Microsoft To Cut 18,000 Jobs, About 14% Of Its Workforce, Over The Next Year

CEO Satya Nadella said in an email to employees that it was a "difficult" decision but changes will lead to "more productive, impactful teams across Microsoft."

A week after writing a 3,100-word company-wide memo on Microsoft's "bold ambition and our core focus," the company's chief executive officer wrote another, shorter memo to his employees, one announcing up to 18,000 job cuts, around 14% of its total workforce of about 127,000.

The cuts will be concentrated in parts of the software and services giant that overlapped with Nokia, which the company acquired in April in a $7 billion deal announced last year.

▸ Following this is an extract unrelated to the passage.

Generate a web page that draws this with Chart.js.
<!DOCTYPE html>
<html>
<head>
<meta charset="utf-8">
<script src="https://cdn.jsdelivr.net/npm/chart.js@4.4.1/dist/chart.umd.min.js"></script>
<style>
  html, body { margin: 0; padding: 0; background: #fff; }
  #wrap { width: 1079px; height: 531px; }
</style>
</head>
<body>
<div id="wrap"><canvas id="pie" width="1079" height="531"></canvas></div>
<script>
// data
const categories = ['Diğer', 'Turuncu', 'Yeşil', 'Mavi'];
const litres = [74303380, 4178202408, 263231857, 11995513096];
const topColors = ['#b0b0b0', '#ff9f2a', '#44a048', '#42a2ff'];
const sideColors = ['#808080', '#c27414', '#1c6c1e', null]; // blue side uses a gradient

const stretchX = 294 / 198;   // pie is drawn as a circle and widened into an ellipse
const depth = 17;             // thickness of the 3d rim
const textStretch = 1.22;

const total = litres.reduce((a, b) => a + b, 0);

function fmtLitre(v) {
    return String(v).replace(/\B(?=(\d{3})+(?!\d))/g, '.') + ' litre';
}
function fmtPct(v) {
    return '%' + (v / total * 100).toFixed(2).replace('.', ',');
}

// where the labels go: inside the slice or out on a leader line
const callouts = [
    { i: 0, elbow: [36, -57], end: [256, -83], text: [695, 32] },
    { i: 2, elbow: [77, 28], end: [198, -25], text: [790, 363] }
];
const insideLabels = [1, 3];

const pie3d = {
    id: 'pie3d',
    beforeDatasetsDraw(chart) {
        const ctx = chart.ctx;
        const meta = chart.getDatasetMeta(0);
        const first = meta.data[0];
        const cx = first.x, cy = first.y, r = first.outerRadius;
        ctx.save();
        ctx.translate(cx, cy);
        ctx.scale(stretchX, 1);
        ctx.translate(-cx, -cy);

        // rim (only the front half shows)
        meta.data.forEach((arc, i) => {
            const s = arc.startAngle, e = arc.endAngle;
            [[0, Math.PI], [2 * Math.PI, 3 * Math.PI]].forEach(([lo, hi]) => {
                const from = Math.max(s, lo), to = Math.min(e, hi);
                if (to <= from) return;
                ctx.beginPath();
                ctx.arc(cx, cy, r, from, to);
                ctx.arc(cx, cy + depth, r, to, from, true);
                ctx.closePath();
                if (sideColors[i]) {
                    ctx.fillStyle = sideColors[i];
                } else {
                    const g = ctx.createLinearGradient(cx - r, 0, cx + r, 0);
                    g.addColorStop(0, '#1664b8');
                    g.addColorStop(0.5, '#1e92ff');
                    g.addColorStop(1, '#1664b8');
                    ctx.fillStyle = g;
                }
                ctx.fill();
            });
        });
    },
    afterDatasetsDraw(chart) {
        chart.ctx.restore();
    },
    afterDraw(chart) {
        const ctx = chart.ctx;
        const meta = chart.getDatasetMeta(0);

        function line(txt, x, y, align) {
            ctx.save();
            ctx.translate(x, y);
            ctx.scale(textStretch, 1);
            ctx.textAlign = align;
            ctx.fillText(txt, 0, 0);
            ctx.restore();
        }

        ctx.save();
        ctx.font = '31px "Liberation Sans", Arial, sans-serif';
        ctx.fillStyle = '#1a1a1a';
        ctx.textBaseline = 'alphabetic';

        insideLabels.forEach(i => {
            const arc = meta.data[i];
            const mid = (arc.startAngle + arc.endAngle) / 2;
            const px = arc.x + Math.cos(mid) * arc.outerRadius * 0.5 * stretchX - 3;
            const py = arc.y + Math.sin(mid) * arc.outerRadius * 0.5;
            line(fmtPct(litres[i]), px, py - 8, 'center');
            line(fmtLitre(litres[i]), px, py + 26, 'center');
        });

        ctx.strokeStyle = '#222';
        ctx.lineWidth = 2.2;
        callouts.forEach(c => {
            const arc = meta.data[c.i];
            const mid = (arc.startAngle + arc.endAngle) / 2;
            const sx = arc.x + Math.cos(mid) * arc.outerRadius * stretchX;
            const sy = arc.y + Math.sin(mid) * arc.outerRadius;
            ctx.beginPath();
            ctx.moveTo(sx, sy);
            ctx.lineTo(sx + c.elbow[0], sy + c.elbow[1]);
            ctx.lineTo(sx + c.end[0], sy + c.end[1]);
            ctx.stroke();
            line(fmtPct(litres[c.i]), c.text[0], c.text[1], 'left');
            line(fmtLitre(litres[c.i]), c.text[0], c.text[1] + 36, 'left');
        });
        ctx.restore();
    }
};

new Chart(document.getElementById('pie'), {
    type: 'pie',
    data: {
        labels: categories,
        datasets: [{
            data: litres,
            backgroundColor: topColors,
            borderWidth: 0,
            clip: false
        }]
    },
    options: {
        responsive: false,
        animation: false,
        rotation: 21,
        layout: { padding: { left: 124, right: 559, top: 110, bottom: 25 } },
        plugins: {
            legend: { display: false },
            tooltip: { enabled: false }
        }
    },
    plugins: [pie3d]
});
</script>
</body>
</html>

About 12,500 professional and factory jobs, Nadella said, would be eliminated as part of "our work toward synergies and strategic alignment on Nokia Devices and Services," with the "vast majority" of employees losing jobs being notified within six months. Some 30,000 new employees came to Microsoft as part of the deal, according to Bloomberg.

Nadella also said that all employees will get severance and many locations experiencing job cuts will get job transition services. "Everyone can expect to be treated with the respect they deserve for their contributions to this company," Nadella said.

The other portion of the cuts will come from reorganizing how the company is structured. Nadella wrote that Microsoft plans on having "fewer layers of management, both top down and sideways," along with "flattening organizations and increasing the span of control of people managers."

Investors cheered the move — in pre-market trading, the company's stock rose over 3% to $45.45. Microsoft's shares are up almost 18% this year, reflecting investor confidence in Nadella's plans.

Nadella, who ran Microsoft's cloud and enterprise division before being appointed CEO earlier this year, has publicly said that he plans to shift Microsoft's orientation toward cloud and mobile services. "We live in a mobile-first and cloud-first world," Nadella said in his memo last week. Microsoft built itself into a software giant on software for personal computers like its operating systems along with productivity programs like Word and Excel.